源氏物語の中にも多くの歌が残されていて、家集の『紫式部集』が伝わっています。
そして、百人一首には次の歌が採られています。
めぐりあひて
見しやそれとも わかぬまに
雲がくれにし 夜半の月かな
紫式部と清少納言
かつては、紫式部と清少納言はライバル関係にあったとされてきました。
しかし現在では、紫式部に関する記述を清少納言が残していないことなどからも、二人は面識がなかったとする見方が有力になっています。
たしかに、『紫式部日記』には清少納言をけなしているかのような記述があります。
清少納言こそ したり顔にいみじうはべりける人
(現代語訳)
清少納言は、とても得意顔でいた人です。
さばかりさかしだち 真名書き散らしてはべるほども よく見ればまだいと足らぬこと多かり
(現代語訳)
あんなに賢こぶって、漢字を書き散らしているものの、よく見るとまだまだ足りないことが多いのです。
そのあだになりぬる人の果て いかでかはよくはべらむ
(現代語訳)
誠実さがなくなってしまった人の行く末には、どうして良いことがあるでしょうか。
まとめ
源氏物語は、平安時代の文化にも触れることができる優れた物語です。しかし、現代の私たちが少し読みにくい印象を持ってしまう面もあります。
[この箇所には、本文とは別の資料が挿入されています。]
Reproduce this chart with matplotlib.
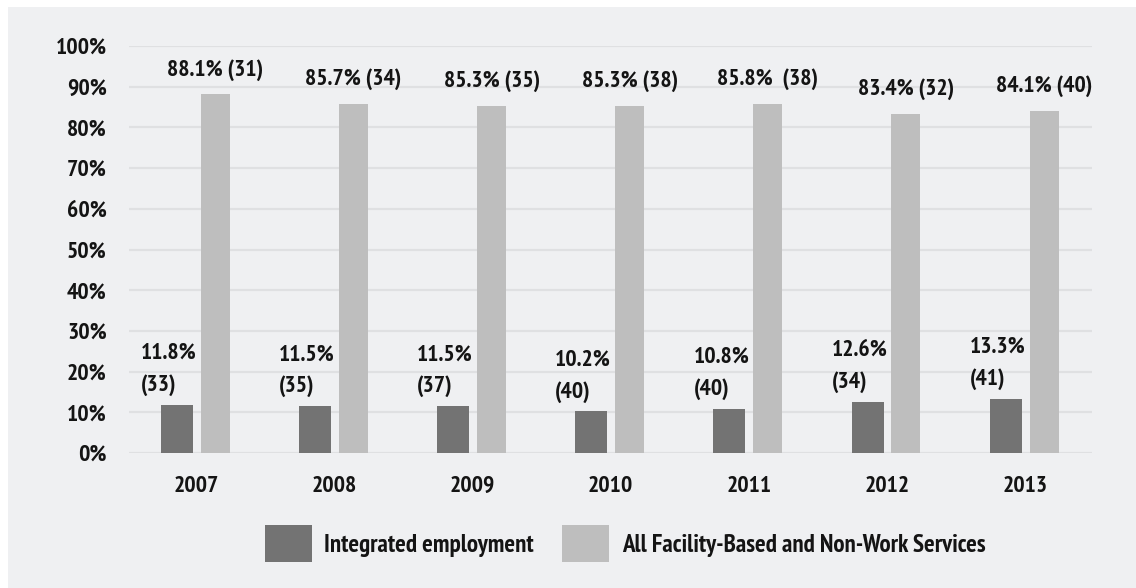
import matplotlib
matplotlib.use("Agg")
import matplotlib.pyplot as plt
import numpy as np
from matplotlib.patches import Rectangle

years = ["2007", "2008", "2009", "2010", "2011", "2012", "2013"]
integrated = [11.8, 11.5, 11.5, 10.2, 10.8, 12.6, 13.3]
integrated_n = [33, 35, 37, 40, 40, 34, 41]
facility = [88.1, 85.7, 85.3, 85.3, 85.8, 83.4, 84.1]
facility_labels = ["88.1% (31)", "85.7% (34)", "85.3% (35)", "85.3% (38)",
                   "85.8%  (38)", "83.4% (32)", "84.1% (40)"]
yticks = list(range(0, 101, 10))
series_names = ["Integrated employment", "All Facility-Based and Non-Work Services"]

DARK = "#737373"
LIGHT = "#bebebe"
BG = "#eff0f2"
GRID = "#dfe0e2"
TXT = "#141414"
FONT = ["PT Sans Narrow", "DejaVu Sans"]
FS = 17

plt.rcParams["font.family"] = FONT
plt.rcParams["font.weight"] = "bold"

fig = plt.figure(figsize=(11.36, 5.88), dpi=100, facecolor="white")
fig.patches.append(Rectangle((8 / 1136, 0), 1, 1 - 7 / 588, transform=fig.transFigure,
                             facecolor=BG, edgecolor="none", zorder=-10))

ax = fig.add_axes([129 / 1136, 1 - 453 / 588, (1092 - 129) / 1136, (453 - 46) / 588])
ax.set_facecolor("none")

x = np.arange(len(years))
off = 0.139
ax.bar(x - off, integrated, width=0.232, color=DARK, zorder=3, label=series_names[0])
ax.bar(x + off, facility, width=0.21, color=LIGHT, zorder=3, label=series_names[1])

for i in range(len(years)):
    ax.text(x[i] + off, facility[i] + 4.67, facility_labels[i], ha="center", va="baseline",
            fontsize=FS, fontweight="bold", color=TXT)
    ax.text(x[i] - 0.40, integrated[i] + 11.3, f"{integrated[i]:.1f}%",
            ha="left", va="baseline", fontsize=FS, fontweight="bold", color=TXT)
    ax.text(x[i] - 0.40, integrated[i] + 3.44, f"({integrated_n[i]})",
            ha="left", va="baseline", fontsize=FS, fontweight="bold", color=TXT)

ax.set_xlim(-0.487, 6.486)
ax.set_ylim(0, 100)
ax.set_yticks(yticks)
ax.set_yticklabels([f"{t}%" for t in yticks])
ax.set_xticks(x)
ax.set_xticklabels(years)
for t in yticks:
    ax.axhline(t, color=GRID, lw=1.6, zorder=1)
for s in ax.spines.values():
    s.set_visible(False)
ax.tick_params(axis="both", length=0, labelsize=FS, colors=TXT)
ax.tick_params(axis="y", pad=16)
ax.tick_params(axis="x", pad=16.5)
for lbl in ax.get_xticklabels() + ax.get_yticklabels():
    lbl.set_fontweight("bold")

LFS = 18
leg = fig.legend(loc="center left", bbox_to_anchor=(242 / 1136, 1 - 543.5 / 588), ncol=2,
                 frameon=False, handlelength=1.88, handleheight=1.88,
                 handletextpad=0.52, columnspacing=1.1, borderpad=0.4,
                 prop={"family": FONT, "weight": "bold", "size": LFS})
for t in leg.get_texts():
    t.set_color(TXT)

fig.savefig("out.png", dpi=100, facecolor=fig.get_facecolor())
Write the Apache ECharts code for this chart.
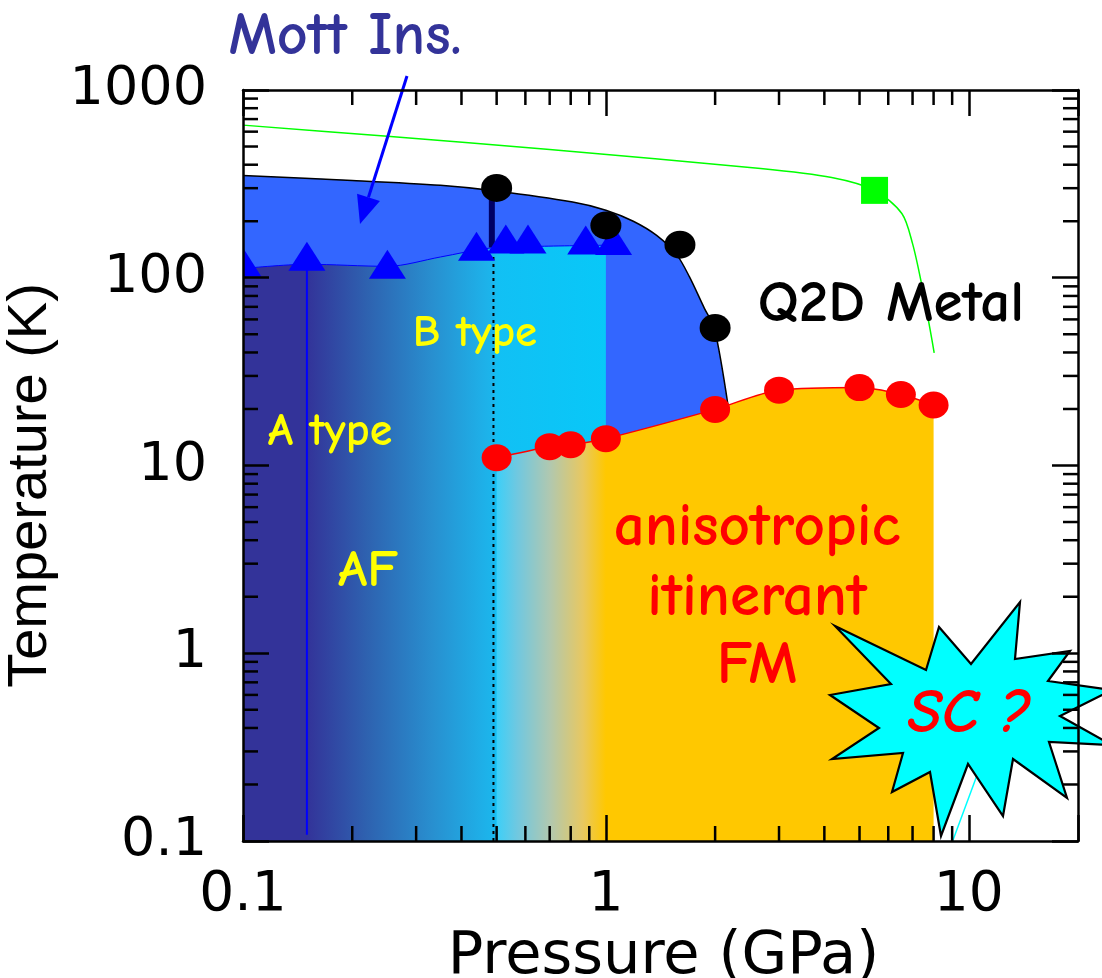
<!DOCTYPE html>
<html>
<head>
<meta charset="utf-8">
<script src="https://cdn.jsdelivr.net/npm/echarts@6/dist/echarts.min.js"></script>
<style>
  html, body { margin: 0; padding: 0; background: #ffffff; }
  #chart { width: 1102px; height: 978px; }
</style>
</head>
<body>
<div id="chart"></div>
<script>
// Axis bounds (pressure in GPa, temperature in K)
const P_MIN = 0.1, P_MAX = 20;
const T_MIN = 0.1, T_MAX = 1000;

// Minor tick values on both logarithmic axes
const pressureMinorTicks = [0.2, 0.3, 0.4, 0.5, 0.6, 0.7, 0.8, 0.9, 2, 3, 4, 5, 6, 7, 8, 9];
const temperatureMinorTicks = [0.2, 0.3, 0.4, 0.5, 0.6, 0.7, 0.8, 0.9,
  2, 3, 4, 5, 6, 7, 8, 9, 20, 30, 40, 50, 60, 70, 80, 90,
  200, 300, 400, 500, 600, 700, 800, 900];

// Upper boundary of the Mott insulating phase (black curve)
const mottBoundary = [[0.1, 350], [0.2, 330], [0.35, 311], [0.5, 290], [0.81, 253], [1.0, 229],
  [1.19, 200], [1.38, 168], [1.57, 132], [1.7, 101], [1.87, 68.5], [1.99, 54], [2.17, 21]];
// Upper edge of the antiferromagnetic region
const afBoundary = [[0.1, 112], [0.15, 118], [0.25, 115], [0.35, 129], [0.48, 144], [0.66, 147], [1.0, 149]];
// Neel temperatures (blue triangles)
const neelPoints = [[0.1, 121], [0.15, 130], [0.25, 118], [0.44, 147], [0.53, 161], [0.61, 161], [0.88, 159], [1.05, 158]];
// Mott transition temperatures (black dots)
const mottPoints = [[0.5, 301], [1.0, 190], [1.6, 150], [2.0, 54]];
// Curie temperatures of the ferromagnetic phase (red dots)
const curiePoints = [[0.5, 11.0], [0.7, 12.6], [0.8, 12.9], [1.0, 13.9], [2.0, 19.9],
  [3.0, 25.2], [5.0, 26.0], [6.5, 23.9], [8.0, 21.0]];
// Crossover line (green) and its square point
const crossoverLine = [[0.1, 650], [0.25, 567], [0.7, 482], [2.67, 382], [4.19, 342], [5.5, 292],
  [6.54, 220], [7.0, 152], [7.41, 93], [7.83, 52.6], [8.03, 39.8]];
const crossoverPoint = [[5.5, 292]];
// A-type / B-type border, error bar of the first Mott point, Neel drop line, SC line
const abBoundary = [[0.49, 0.1], [0.49, 145]];
const mottErrorBar = [[0.485, 145], [0.485, 290]];
const neelDropLine = [[0.15, 0.108], [0.15, 125]];
const scLine = [[9.03, 0.1], [10.5, 0.22], [12, 0.45]];

const chart = echarts.init(document.getElementById('chart'), null, { renderer: 'canvas' });

function logFrac(x, lo, hi) {
  return (Math.log10(x) - Math.log10(lo)) / (Math.log10(hi) - Math.log10(lo));
}

const afLo = afBoundary[0][0], afHi = afBoundary[afBoundary.length - 1][0];
const afGradient = new echarts.graphic.LinearGradient(0, 0, 1, 0, [
  { offset: 0, color: '#333399' },
  { offset: logFrac(0.15, afLo, afHi), color: '#333399' },
  { offset: logFrac(0.22, afLo, afHi), color: '#2e62b0' },
  { offset: logFrac(0.335, afLo, afHi), color: '#2890d0' },
  { offset: logFrac(0.46, afLo, afHi), color: '#1eb0e8' },
  { offset: logFrac(0.49, afLo, afHi), color: '#1bb6ec' },
  { offset: logFrac(0.5, afLo, afHi), color: '#12c0f4' },
  { offset: 1, color: '#08c8f8' }
]);

const fmLo = curiePoints[0][0], fmHi = curiePoints[curiePoints.length - 1][0];
const fmGradient = new echarts.graphic.LinearGradient(0, 0, 1, 0, [
  { offset: 0, color: '#3ccff8' },
  { offset: logFrac(0.57, fmLo, fmHi), color: '#70c8e0' },
  { offset: logFrac(0.7, fmLo, fmHi), color: '#b0c8b0' },
  { offset: logFrac(0.865, fmLo, fmHi), color: '#e8c860' },
  { offset: logFrac(1.0, fmLo, fmHi), color: '#ffc800' },
  { offset: 1, color: '#ffc800' }
]);

const AXIS_W = 2.5;
const MAJOR_LEN = 26, MINOR_LEN = 15;
const tickStyle = { stroke: '#000000', lineWidth: AXIS_W };

function powerLabel(v) {
  const e = Math.log10(v);
  const r = Math.round(e);
  if (Math.abs(e - r) > 1e-6) return '';
  return r < 0 ? v.toFixed(-r) : String(Math.round(v));
}

function axisCommon() {
  return {
    type: 'log',
    logBase: 10,
    z: 10,
    axisLine: { show: true, lineStyle: { color: '#000000', width: AXIS_W } },
    axisTick: { show: true, inside: true, length: MAJOR_LEN, lineStyle: { color: '#000000', width: AXIS_W } },
    minorTick: { show: false },
    splitLine: { show: false },
    minorSplitLine: { show: false }
  };
}

// minor ticks along bottom and top edges
function renderPressureTick(params, api) {
  const v = api.value(0);
  const b = api.coord([v, T_MIN]);
  const t = api.coord([v, T_MAX]);
  return {
    type: 'group',
    children: [
      { type: 'line', shape: { x1: b[0], y1: b[1], x2: b[0], y2: b[1] - MINOR_LEN }, style: tickStyle },
      { type: 'line', shape: { x1: t[0], y1: t[1], x2: t[0], y2: t[1] + MINOR_LEN }, style: tickStyle }
    ]
  };
}
// minor ticks along left and right edges
function renderTemperatureTick(params, api) {
  const v = api.value(1);
  const l = api.coord([P_MIN, v]);
  const r = api.coord([P_MAX, v]);
  return {
    type: 'group',
    children: [
      { type: 'line', shape: { x1: l[0], y1: l[1], x2: l[0] + MINOR_LEN, y2: l[1] }, style: tickStyle },
      { type: 'line', shape: { x1: r[0], y1: r[1], x2: r[0] - MINOR_LEN, y2: r[1] }, style: tickStyle }
    ]
  };
}
// filled triangle marker, clipped to the plot area
const TRI_W = 37, TRI_H = 29;
function renderTriangle(params, api) {
  const c = api.coord([api.value(0), api.value(1)]);
  return {
    type: 'polygon',
    shape: { points: [[c[0], c[1] - TRI_H / 2], [c[0] + TRI_W / 2, c[1] + TRI_H / 2], [c[0] - TRI_W / 2, c[1] + TRI_H / 2]] },
    style: { fill: '#0000ff' }
  };
}

// callout star behind the "SC ?" label
const starPoints = [[835, 626], [926, 670], [939, 627], [971, 664], [1020, 602], [1015, 659],
  [1070, 651], [1048, 681], [1112, 690], [1060, 716], [1112, 745], [1049, 742], [1067, 798],
  [1013, 759], [1003, 816], [968, 764], [941, 836], [930, 772], [892, 792], [903, 753],
  [832, 759], [879, 728], [830, 695], [891, 684]];

const comic = "'Comic Sans MS', 'Comic Neue', 'Noto Sans', sans-serif";

function label(text, x, y, size, color, style) {
  return {
    type: 'text', x: x, y: y, z: 9, silent: true,
    style: {
      text: text, fill: color, fontSize: size, fontFamily: comic,
      fontWeight: 'bold', fontStyle: style || 'normal',
      align: 'center', verticalAlign: 'middle'
    }
  };
}

// arrow from the "Mott Ins." label into the insulating region
const ax0 = 407, ay0 = 76, ax1 = 360, ay1 = 224;
const alen = Math.hypot(ax1 - ax0, ay1 - ay0);
const ux = (ax1 - ax0) / alen, uy = (ay1 - ay0) / alen;
const headL = 28, headW = 12;
const bx = ax1 - ux * headL, by = ay1 - uy * headL;

const option = {
  animation: false,
  backgroundColor: '#ffffff',
  grid: { left: 243, top: 90, right: 24, bottom: 137, outerBoundsMode: 'none', containLabel: false },
  xAxis: [
    Object.assign(axisCommon(), {
      min: P_MIN, max: P_MAX, position: 'bottom',
      axisLabel: { show: true, margin: 27, fontSize: 55, fontFamily: 'DejaVu Sans', color: '#000000', formatter: powerLabel },
      name: 'Pressure (GPa)', nameLocation: 'middle', nameGap: 79,
      nameTextStyle: { fontFamily: 'DejaVu Sans', fontSize: 59, color: '#000000', padding: [0, 0, 0, 6] }
    }),
    Object.assign(axisCommon(), {
      min: P_MIN, max: P_MAX, position: 'top',
      axisLabel: { show: false }
    })
  ],
  yAxis: [
    Object.assign(axisCommon(), {
      min: T_MIN, max: T_MAX, position: 'left',
      axisLabel: { show: true, margin: 36, fontSize: 54, fontFamily: 'DejaVu Sans', color: '#000000', formatter: powerLabel },
      name: 'Temperature (K)', nameLocation: 'middle', nameGap: 168,
      nameTextStyle: { fontFamily: 'Liberation Sans', fontSize: 56, color: '#000000', padding: [0, 40, 0, 0] }
    }),
    Object.assign(axisCommon(), {
      min: T_MIN, max: T_MAX, position: 'right',
      axisLabel: { show: false }
    })
  ],
  series: [
    {
      name: 'Mott insulator', type: 'line', data: mottBoundary, z: 1,
      smooth: 0.3, symbol: 'none', silent: true,
      lineStyle: { color: '#000000', width: 1.5 },
      areaStyle: { color: '#3366ff', opacity: 1, origin: 'start' }
    },
    {
      name: 'AF', type: 'line', data: afBoundary, z: 2,
      smooth: 0.3, symbol: 'none', silent: true,
      lineStyle: { color: '#0000ff', width: 1 },
      areaStyle: { color: afGradient, opacity: 1, origin: 'start' }
    },
    {
      name: 'FM', type: 'line', data: curiePoints, z: 3,
      smooth: 0.3, symbol: 'none', silent: true,
      lineStyle: { color: '#ff0000', width: 1.5 },
      areaStyle: { color: fmGradient, opacity: 1, origin: 'start' }
    },
    {
      type: 'line', data: neelDropLine, z: 4, symbol: 'none', silent: true,
      lineStyle: { color: '#0000ff', width: 2 }
    },
    {
      type: 'line', data: abBoundary, z: 4, symbol: 'none', silent: true,
      lineStyle: { color: '#000000', width: 2, type: [3, 4] }
    },
    {
      type: 'line', data: mottErrorBar, z: 4, symbol: 'none', silent: true,
      lineStyle: { color: '#000066', width: 6, cap: 'butt' }
    },
    {
      type: 'line', data: crossoverLine, z: 4, smooth: 0.3, symbol: 'none', silent: true,
      lineStyle: { color: '#00ff00', width: 1.5 }
    },
    {
      type: 'line', data: scLine, z: 4, symbol: 'none', silent: true,
      lineStyle: { color: '#00ffff', width: 1.5 }
    },
    {
      name: 'Neel', type: 'custom', coordinateSystem: 'cartesian2d', data: neelPoints, z: 5,
      clip: true, silent: true, renderItem: renderTriangle
    },
    {
      name: 'Mott transition', type: 'scatter', data: mottPoints, z: 6, silent: true,
      symbol: 'circle', symbolSize: [31, 28], itemStyle: { color: '#000000', opacity: 1 }
    },
    {
      name: 'Curie', type: 'scatter', data: curiePoints, z: 6, silent: true,
      symbol: 'circle', symbolSize: [30, 27], itemStyle: { color: '#ff0000', opacity: 1 }
    },
    {
      name: 'Crossover', type: 'scatter', data: crossoverPoint, z: 6, silent: true,
      symbol: 'rect', symbolSize: 27, itemStyle: { color: '#00ff00', opacity: 1 }
    },
    {
      type: 'custom', coordinateSystem: 'cartesian2d', z: 10, silent: true, clip: false,
      data: pressureMinorTicks.map(v => [v, T_MIN]), renderItem: renderPressureTick
    },
    {
      type: 'custom', coordinateSystem: 'cartesian2d', z: 10, silent: true, clip: false,
      data: temperatureMinorTicks.map(v => [P_MIN, v]), renderItem: renderTemperatureTick
    }
  ],
  graphic: {
    elements: [
      {
        type: 'polygon', z: 8, silent: true,
        shape: { points: starPoints },
        style: { fill: '#00ffff', stroke: '#000000', lineWidth: 2.2, lineJoin: 'miter' }
      },
      label('SC ?', 969, 714, 62, '#ff0000', 'italic'),
      label('Mott Ins.', 345, 37, 60, '#333399'),
      {
        type: 'line', z: 9, silent: true,
        shape: { x1: ax0, y1: ay0, x2: bx, y2: by },
        style: { stroke: '#0000ff', lineWidth: 3 }
      },
      {
        type: 'polygon', z: 9, silent: true,
        shape: { points: [[ax1, ay1], [bx + uy * headW, by - ux * headW], [bx - uy * headW, by + ux * headW]] },
        style: { fill: '#0000ff' }
      },
      label('B type', 475, 333, 45, '#ffff00'),
      label('A type', 330, 432, 46, '#ffff00'),
      label('AF', 368, 571, 53, '#ffff00'),
      label('Q2D Metal', 891, 304, 59, '#000000'),
      label('anisotropic', 757, 528, 61, '#ff0000'),
      label('itinerant', 757, 598, 61, '#ff0000'),
      label('FM', 757, 666, 61, '#ff0000')
    ]
  }
};

chart.setOption(option);
</script>
</body>
</html>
そこで、まずは現代語訳で通読するという人も多いようです。源氏物語は多くの作家が現代語訳をしているので、選択肢も迷うほどあります。
その中で、私が良いと感じているものを挙げておきますので、参考にしてみて下さい。
谷崎潤一郎訳(谷崎源氏)
原文の雰囲気を損なわないようにという配慮が感じられます。古風な印象を受けますが、そこが魅力となっています。
与謝野晶子訳(与謝野源氏)
12歳から原文で源氏物語を読んできた与謝野晶子が、彼女なりの解釈を加えています。谷崎源氏と比べると、かなりの意訳といえるでしょう。
しかし、和歌については原文のまま収録しています。
田辺聖子訳(田辺源氏)
源氏物語の帖の順に従っていなかったり、和歌を会話文に置き換えるなど、かなり大胆に変更されています。
まさに「田辺源氏」といった作品です。